Tuesday, February 17, 2004

Day 42

eating cheesecake in the afternoon i think of justin and the raspberry new york cheesecake in our favorite dessert place which is his favorite cheesecake because it's not heavy but is also real and not that frozen rubbishy stuff, not to mention that it's flavorful as opposed to cloyingly sweet and has genuine rapsberries on top not the ones that come out of packets - anyway, i think that it would be nice to be eating cheesecake - real cheesecake - with him, or maybe the grand marnier souffle with vanilla bean sauce which is top notch as well and a pot of darjeeling tea and talking about life and bridge and whatever. i don't know why i have this sudden crushing need for familiarity but it is now manifesting itself frequently during the day and apropos of the oddest things - snatches of music, snippets of conversation. i went online today in the afternoon, bored, and sussed out a bunch of random singaporean's blogs and read them from start to finish just for the sheer hell of immersing myself in the familiar. one of them belonged to an rjc kid who had just finished bmt and had been posted to smm - recapitulating my own steps through ns - and i felt oddly connected to this stranger even through the gulf of cyberspace and five years. memories are odd: they cheat and lie, they entice you to walk into the tripwires of sentimentality, they are temptresses away from the here and now. but i couldn't help myself, and i went back to my room and listened to blur and jewel and looked at photographs and got weepy at stupid things and then felt vindicated and dumb at the same time.

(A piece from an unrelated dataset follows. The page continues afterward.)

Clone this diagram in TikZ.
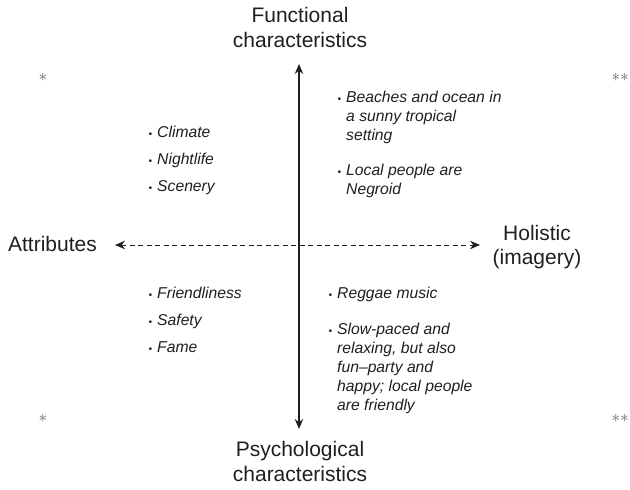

over dinner (manicotti), the girls staged a coup d'etat and took over the remote control so that they could watch trading spaces on tlc which just made everything so much worse. i hate trading spaces, and even the combined veto power of james wood and tom and nathan was useless against the tyranny of females. and so i'm here, being stupid and spilling my guts online and i bet you someone in singapore is reading this and saying what a stupid shit he is to be overseas in bermuda and complaining like that. except that i'm not complaining really, just venting, and this is just a phase that will pass, i know, it's just weird because as i said yesterday i never feel this way in duke only here.